A panel on capital partisanship and gridlock at Harvard Kennedy School brought together scholars from near and far. Moderated by Karen Gordon Mills ’75, M.B.A. ’77 (photo 2), the panel was introduced by Harvard President Drew Faust (photo 3), who said, “Around the world, people looked at us and scratched their heads and began to wonder about the United States: Is the American Experiment unraveling? I think we all are searching for answers.”

Photos by Michelle Jay

Nation & World

Not very good governance

4 min read

Political experts, historians set sights on getting past capital gridlock

As the country struggles to regain its footing following last month’s federal government shutdown, public outrage and dissatisfaction with Congress and the White House are at an all-time high.

To many, elected officials in Washington appear to do little more than bicker and obstruct good-faith efforts to resolve some of the nation’s economic and social problems.

“Around the world, people looked at us and scratched their heads and began to wonder about the United States: Is the American Experiment unraveling?” Harvard President Drew Faust said as she opened a panel on capital partisanship and gridlock at Harvard Kennedy School’s (HKS) John F. Kennedy Jr. Forum Wednesday night. “I think we all are searching for answers.”

Karen Gordon Mills ’75, M.B.A. ’77, administrator of the U.S. Small Business Administration from 2009 to this year and currently a fellow at the Institute of Politics (IOP) at HKS, moderated a panel that included Alex Keyssar, Matthew W. Stirling Jr. Professor of History and Social Policy at HKS; Mark McKinnon, a political analyst and media adviser; Theda Skocpol, Ph.D. ’75, Victor S. Thomas Professor of Government and Sociology and former dean of the Graduate School of Arts and Sciences; and Hilda L. Solis, until recently the U.S. secretary of labor and now a visiting IOP fellow.

The panel considered the governmental stalemate in light of similar, earlier periods in American history, such as the Civil War and the Great Depression, when political acrimony also threatened to bring the federal government to a standstill.

“One thing we learn is that those moments were moments when there was a whole lot at stake and there were really severe disagreements about policy and disagreements that didn’t seem to some people to be bridgeable or compromise-able,” said Keyssar, a political historian. “It would almost be a betrayal of your principles to compromise, and I think that’s something like what we’re seeing today.”

Skocpol said much of today’s gridlock is stoked by a belief among a small but powerful faction within the Republican Party that compromise is a sign of weakness and a capitulation of core values.

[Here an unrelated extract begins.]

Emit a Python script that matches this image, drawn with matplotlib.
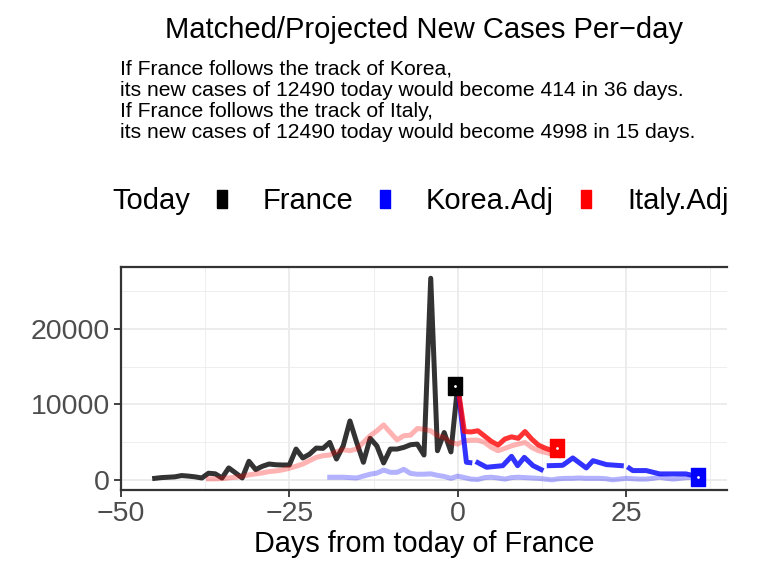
import numpy as np
import matplotlib
matplotlib.use("Agg")
import matplotlib.pyplot as plt
from matplotlib.lines import Line2D

plt.rcParams['font.family'] = ['Liberation Sans', 'DejaVu Sans']

# France, dias -45..0
france_days = list(range(-45, 1))
france_cases = [200, 300, 350, 400, 570, 500, 400, 250, 880, 800, 250, 1580, 930, 250,
                2460, 1360, 1800, 2100, 2000, 1970, 1970, 4080, 2900, 3400, 4210, 4170,
                4960, 2760, 4500, 7800, 4960, 2330, 5500, 4500, 2240, 4080, 4080, 4300,
                4650, 4740, 3290, 26700, 3860, 6270, 3700, 12490]

# Italia (trayectoria original alineada)
italy_days = list(range(-37, 16))
italy_cases = [130, 130, 170, 260, 350, 480, 660, 790, 920, 1100, 1180, 1320, 1540, 1800,
               2100, 2540, 2980, 3200, 3290, 3730, 4000, 3860, 4080, 4960, 5840, 6490, 7280,
               6270, 5300, 5840, 5920, 6800, 6710, 6490, 5840, 5620, 4960, 4740, 5170, 5260,
               5260, 4960, 4300, 3860, 4170, 4510, 4740, 4960, 4300, 3860, 3640, 3420, 3200]

# Corea (trayectoria original alineada)
korea_days = list(range(-19, 36))
korea_cases = [350, 350, 350, 300, 250, 500, 750, 900, 1300, 1000, 1000, 1400, 850, 750,
               750, 800, 600, 450, 200, 500, 300, 100, 50, 300, 350, 250, 100, 300, 350,
               300, 250, 200, 100, 0, 150, 200, 200, 250, 200, 200, 200, 150, 0, 100, 200,
               150, 100, 100, 200, 350, 200, 100, 200, 300, 350]

# Proyecciones
italy_adj_days = [0, 1, 2, 3, 4, 5, 6, 7, 8, 9, 10, 11, 12, 13, 14, 14.7]
italy_adj_cases = [12490, 6400, 6350, 6500, 5800, 5100, 4600, 5400, 5700, 5500, 6400,
                   5400, 4600, 4200, 3900, 4250]
korea_adj_days = [0, 1.3, 1.8, np.nan, 3.0, 4.3, 6.7, 8.0, 8.9, 9.9, 11.2, 12.4, np.nan,
                  13.6, 15.6, 17.1, 19.1, 20.1, 22.1, 24.3, np.nan, 25.5, 26, 28, 30, 33.9, 35.7]
korea_adj_cases = [12490, 2330, 2280, np.nan, 2280, 1670, 1880, 3120, 1880, 2980, 1880, 1360,
                   np.nan, 1880, 1930, 2900, 1580, 2540, 2020, 1880, np.nan, 1540, 1230, 1230,
                   790, 790, 414]

today_days = [-0.4, 35.7, 14.7]
today_cases = [12490, 414, 4250]
today_colors = ['black', 'blue', 'red']

title = 'Matched/Projected New Cases Per\u2212day'
subtitle = ['If France follows the track of Korea,',
            'its new cases of 12490 today would become 414 in 36 days.',
            'If France follows the track of Italy,',
            'its new cases of 12490 today would become 4998 in 15 days.']

box = [(-0.38, -0.5), (0.38, -0.5), (0.38, 0.5), (-0.38, 0.5), (-0.38, -0.5)]
key = [(-0.28, -0.5), (0.28, -0.5), (0.28, 0.5), (-0.28, 0.5), (-0.28, -0.5)]

fig = plt.figure(figsize=(7.62, 5.71), dpi=100)
ax = fig.add_axes([121 / 762, 1 - 490 / 571, 606 / 762, 223 / 571])

lw = 3.6
ax.plot(france_days, france_cases, color='black', alpha=0.8, lw=lw, solid_joinstyle='round', zorder=3)
ax.plot(korea_days, korea_cases, color='blue', alpha=0.3, lw=lw, solid_joinstyle='round', zorder=3)
ax.plot(italy_days, italy_cases, color='red', alpha=0.3, lw=lw, solid_joinstyle='round', zorder=3)
ax.plot(korea_adj_days, korea_adj_cases, color='blue', alpha=0.8, lw=lw, solid_joinstyle='round', zorder=4)
ax.plot(italy_adj_days, italy_adj_cases, color='red', alpha=0.8, lw=lw, solid_joinstyle='round', zorder=4)

for d, c, col in zip(today_days, today_cases, today_colors):
    ax.plot(d, c, marker=box, ms=13, color=col, mec=col, ls='none', zorder=5)
    ax.plot(d, c, marker='.', ms=2, color='white', ls='none', zorder=6)

ax.set_xlim(-50, 40)
ax.set_ylim(-1342, 28190)
ax.set_xticks([-50, -25, 0, 25])
ax.set_xticklabels(['\u221250', '\u221225', '0', '25'])
ax.set_yticks([0, 10000, 20000])
ax.set_xticks([-37.5, -12.5, 12.5, 37.5], minor=True)
ax.set_yticks([5000, 15000, 25000], minor=True)
ax.grid(which='major', color='#EBEBEB', lw=1.3)
ax.grid(which='minor', color='#EBEBEB', lw=0.6)
ax.set_axisbelow(True)
ax.tick_params(which='major', length=5, width=1.3, color='#333333', labelsize=20.5,
               labelcolor='#4D4D4D', pad=3)
ax.tick_params(which='minor', length=0)
for s in ['left', 'bottom', 'top']:
    ax.spines[s].set_color('#333333')
    ax.spines[s].set_linewidth(1.6)
ax.spines['right'].set_visible(False)
ax.set_xlabel('Days from today of France', fontsize=20.8, labelpad=2)

fig.text(424 / 762, 1 - 30 / 571, title, ha='center', va='center', fontsize=21)
for i, line in enumerate(subtitle):
    fig.text(120 / 762, 1 - (69 + 21.3 * i) / 571, line, ha='left', va='center', fontsize=15.2)

# leyenda
fig.text(112 / 762, 1 - 201 / 571, 'Today', ha='left', va='center', fontsize=21)
handles = [Line2D([], [], marker=key, ms=13, color=c, mec=c, ls='none') for c in today_colors]
fig.legend(handles, ['France', 'Korea.Adj', 'Italy.Adj'], ncol=3, frameon=False,
           loc='center left', bbox_to_anchor=(207 / 762, 1 - 201 / 571), fontsize=21,
           handlelength=1.0, handletextpad=0.9, columnspacing=0.6, borderaxespad=0,
           borderpad=0)

fig.savefig('out.png', dpi=100)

She noted that close to two-thirds of House Republicans voted against lifting the 16-day shutdown even in the face of 80 percent public disapproval ratings, a development she called “astonishing.”

“That tells us that this is not a problem that can be solved by just getting people in a room to be nice to each other, even though I’m for it. There’s something larger going on here,” Skocpol said.

While media bias on both ends of the political spectrum exists, the panelists said, more troubling is the public’s growing consumption of “self-reinforcing media” and the press fixation on partisan provocateurs.

“What’s more problematic is that there’s an inherent bias toward friction and train wrecks,” McKinnon said. “The media generally is not going to go out and write an ‘Everybody’s getting along together’ story. They love food fights.”

While, historically, turnout among middle-class and upper-class voters remains good, the rancor in Washington contributes to a growing public distrust of and disconnection from the political system as a whole.

“There certainly seems to be a lot of evidence that part of it is that working-class people and poor people don’t see that there’s much in it for them either way,” said Keyssar. “And frankly, I don’t think you’re going to get an increase in turnout until that changes and until they really do see that it will really matter to them.”

The failure to unclog the machinery of Congress will come at a high price, said Skocpol.

“The harm will be both human and economic. And the other kind of harm that comes when our country cannot address pressing problems like full employment, improvement in our way of funding higher education … is that the population comes to think that our government and our democracy can’t work,” she said. “And that’s a terrible cost no matter what the unemployment trend is because it turns off people, particularly young people.”